• Dataset extract:

## start

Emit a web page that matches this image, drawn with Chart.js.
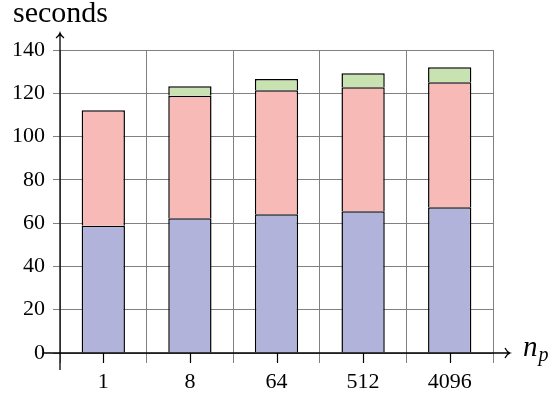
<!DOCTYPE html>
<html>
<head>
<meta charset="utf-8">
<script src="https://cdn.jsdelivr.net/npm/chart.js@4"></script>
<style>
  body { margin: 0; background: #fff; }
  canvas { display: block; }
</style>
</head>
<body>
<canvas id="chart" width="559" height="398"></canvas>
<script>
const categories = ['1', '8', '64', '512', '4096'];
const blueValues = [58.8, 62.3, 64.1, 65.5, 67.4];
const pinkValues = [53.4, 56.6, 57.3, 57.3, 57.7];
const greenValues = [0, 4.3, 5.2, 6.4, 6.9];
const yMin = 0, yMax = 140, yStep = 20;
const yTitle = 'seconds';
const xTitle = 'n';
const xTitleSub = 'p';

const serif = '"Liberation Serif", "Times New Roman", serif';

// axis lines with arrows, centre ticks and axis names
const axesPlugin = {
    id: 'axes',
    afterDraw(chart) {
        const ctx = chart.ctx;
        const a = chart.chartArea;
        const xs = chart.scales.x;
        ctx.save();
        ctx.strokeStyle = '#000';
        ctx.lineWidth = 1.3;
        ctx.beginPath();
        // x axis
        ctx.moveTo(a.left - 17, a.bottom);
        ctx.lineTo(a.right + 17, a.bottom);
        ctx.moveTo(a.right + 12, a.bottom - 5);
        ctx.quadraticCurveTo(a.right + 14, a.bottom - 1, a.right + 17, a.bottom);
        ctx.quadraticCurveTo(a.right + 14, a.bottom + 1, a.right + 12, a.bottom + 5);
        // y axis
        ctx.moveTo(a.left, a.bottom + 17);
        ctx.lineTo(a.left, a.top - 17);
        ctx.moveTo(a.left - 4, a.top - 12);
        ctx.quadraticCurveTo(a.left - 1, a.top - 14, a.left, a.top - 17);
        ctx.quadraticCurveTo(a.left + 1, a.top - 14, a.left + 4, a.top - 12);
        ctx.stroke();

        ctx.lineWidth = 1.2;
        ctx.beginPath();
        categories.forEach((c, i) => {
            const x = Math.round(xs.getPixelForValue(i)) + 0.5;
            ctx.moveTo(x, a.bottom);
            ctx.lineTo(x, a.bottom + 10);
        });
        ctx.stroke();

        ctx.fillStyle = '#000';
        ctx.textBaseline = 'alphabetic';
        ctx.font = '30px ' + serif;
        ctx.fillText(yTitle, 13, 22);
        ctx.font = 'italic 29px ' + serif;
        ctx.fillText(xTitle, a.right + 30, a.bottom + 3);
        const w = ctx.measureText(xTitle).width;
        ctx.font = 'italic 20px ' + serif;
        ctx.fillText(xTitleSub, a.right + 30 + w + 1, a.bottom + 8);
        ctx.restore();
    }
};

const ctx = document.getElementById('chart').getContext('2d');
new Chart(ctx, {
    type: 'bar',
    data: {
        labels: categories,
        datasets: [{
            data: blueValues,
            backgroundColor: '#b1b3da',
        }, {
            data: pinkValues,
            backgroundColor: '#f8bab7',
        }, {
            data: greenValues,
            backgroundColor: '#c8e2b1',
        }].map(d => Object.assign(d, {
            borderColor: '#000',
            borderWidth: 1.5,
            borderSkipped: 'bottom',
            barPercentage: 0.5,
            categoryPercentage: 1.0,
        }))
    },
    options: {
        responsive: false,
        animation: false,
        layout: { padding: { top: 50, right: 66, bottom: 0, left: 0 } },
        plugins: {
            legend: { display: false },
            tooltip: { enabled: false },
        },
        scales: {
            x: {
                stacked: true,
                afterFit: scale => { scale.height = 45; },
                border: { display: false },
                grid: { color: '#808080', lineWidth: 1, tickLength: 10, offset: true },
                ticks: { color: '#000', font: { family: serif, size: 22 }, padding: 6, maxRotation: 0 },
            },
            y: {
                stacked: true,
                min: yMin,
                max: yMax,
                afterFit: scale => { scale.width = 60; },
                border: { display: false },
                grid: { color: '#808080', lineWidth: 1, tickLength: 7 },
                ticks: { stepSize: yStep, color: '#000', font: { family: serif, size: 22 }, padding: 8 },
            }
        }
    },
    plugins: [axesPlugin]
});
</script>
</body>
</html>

## end

• Job: Transcribe each line above verbatim, with the pictures left out.

• Right answer:
Emit a web page that matches this image, drawn with Chart.js.
<!DOCTYPE html>
<html>
<head>
<meta charset="utf-8">
<script src="https://cdn.jsdelivr.net/npm/chart.js@4"></script>
<style>
  body { margin: 0; background: #fff; }
  canvas { display: block; }
</style>
</head>
<body>
<canvas id="chart" width="559" height="398"></canvas>
<script>
const categories = ['1', '8', '64', '512', '4096'];
const blueValues = [58.8, 62.3, 64.1, 65.5, 67.4];
const pinkValues = [53.4, 56.6, 57.3, 57.3, 57.7];
const greenValues = [0, 4.3, 5.2, 6.4, 6.9];
const yMin = 0, yMax = 140, yStep = 20;
const yTitle = 'seconds';
const xTitle = 'n';
const xTitleSub = 'p';

const serif = '"Liberation Serif", "Times New Roman", serif';

// axis lines with arrows, centre ticks and axis names
const axesPlugin = {
    id: 'axes',
    afterDraw(chart) {
        const ctx = chart.ctx;
        const a = chart.chartArea;
        const xs = chart.scales.x;
        ctx.save();
        ctx.strokeStyle = '#000';
        ctx.lineWidth = 1.3;
        ctx.beginPath();
        // x axis
        ctx.moveTo(a.left - 17, a.bottom);
        ctx.lineTo(a.right + 17, a.bottom);
        ctx.moveTo(a.right + 12, a.bottom - 5);
        ctx.quadraticCurveTo(a.right + 14, a.bottom - 1, a.right + 17, a.bottom);
        ctx.quadraticCurveTo(a.right + 14, a.bottom + 1, a.right + 12, a.bottom + 5);
        // y axis
        ctx.moveTo(a.left, a.bottom + 17);
        ctx.lineTo(a.left, a.top - 17);
        ctx.moveTo(a.left - 4, a.top - 12);
        ctx.quadraticCurveTo(a.left - 1, a.top - 14, a.left, a.top - 17);
        ctx.quadraticCurveTo(a.left + 1, a.top - 14, a.left + 4, a.top - 12);
        ctx.stroke();

        ctx.lineWidth = 1.2;
        ctx.beginPath();
        categories.forEach((c, i) => {
            const x = Math.round(xs.getPixelForValue(i)) + 0.5;
            ctx.moveTo(x, a.bottom);
            ctx.lineTo(x, a.bottom + 10);
        });
        ctx.stroke();

        ctx.fillStyle = '#000';
        ctx.textBaseline = 'alphabetic';
        ctx.font = '30px ' + serif;
        ctx.fillText(yTitle, 13, 22);
        ctx.font = 'italic 29px ' + serif;
        ctx.fillText(xTitle, a.right + 30, a.bottom + 3);
        const w = ctx.measureText(xTitle).width;
        ctx.font = 'italic 20px ' + serif;
        ctx.fillText(xTitleSub, a.right + 30 + w + 1, a.bottom + 8);
        ctx.restore();
    }
};

const ctx = document.getElementById('chart').getContext('2d');
new Chart(ctx, {
    type: 'bar',
    data: {
        labels: categories,
        datasets: [{
            data: blueValues,
            backgroundColor: '#b1b3da',
        }, {
            data: pinkValues,
            backgroundColor: '#f8bab7',
        }, {
            data: greenValues,
            backgroundColor: '#c8e2b1',
        }].map(d => Object.assign(d, {
            borderColor: '#000',
            borderWidth: 1.5,
            borderSkipped: 'bottom',
            barPercentage: 0.5,
            categoryPercentage: 1.0,
        }))
    },
    options: {
        responsive: false,
        animation: false,
        layout: { padding: { top: 50, right: 66, bottom: 0, left: 0 } },
        plugins: {
            legend: { display: false },
            tooltip: { enabled: false },
        },
        scales: {
            x: {
                stacked: true,
                afterFit: scale => { scale.height = 45; },
                border: { display: false },
                grid: { color: '#808080', lineWidth: 1, tickLength: 10, offset: true },
                ticks: { color: '#000', font: { family: serif, size: 22 }, padding: 6, maxRotation: 0 },
            },
            y: {
                stacked: true,
                min: yMin,
                max: yMax,
                afterFit: scale => { scale.width = 60; },
                border: { display: false },
                grid: { color: '#808080', lineWidth: 1, tickLength: 7 },
                ticks: { stepSize: yStep, color: '#000', font: { family: serif, size: 22 }, padding: 8 },
            }
        }
    },
    plugins: [axesPlugin]
});
</script>
</body>
</html>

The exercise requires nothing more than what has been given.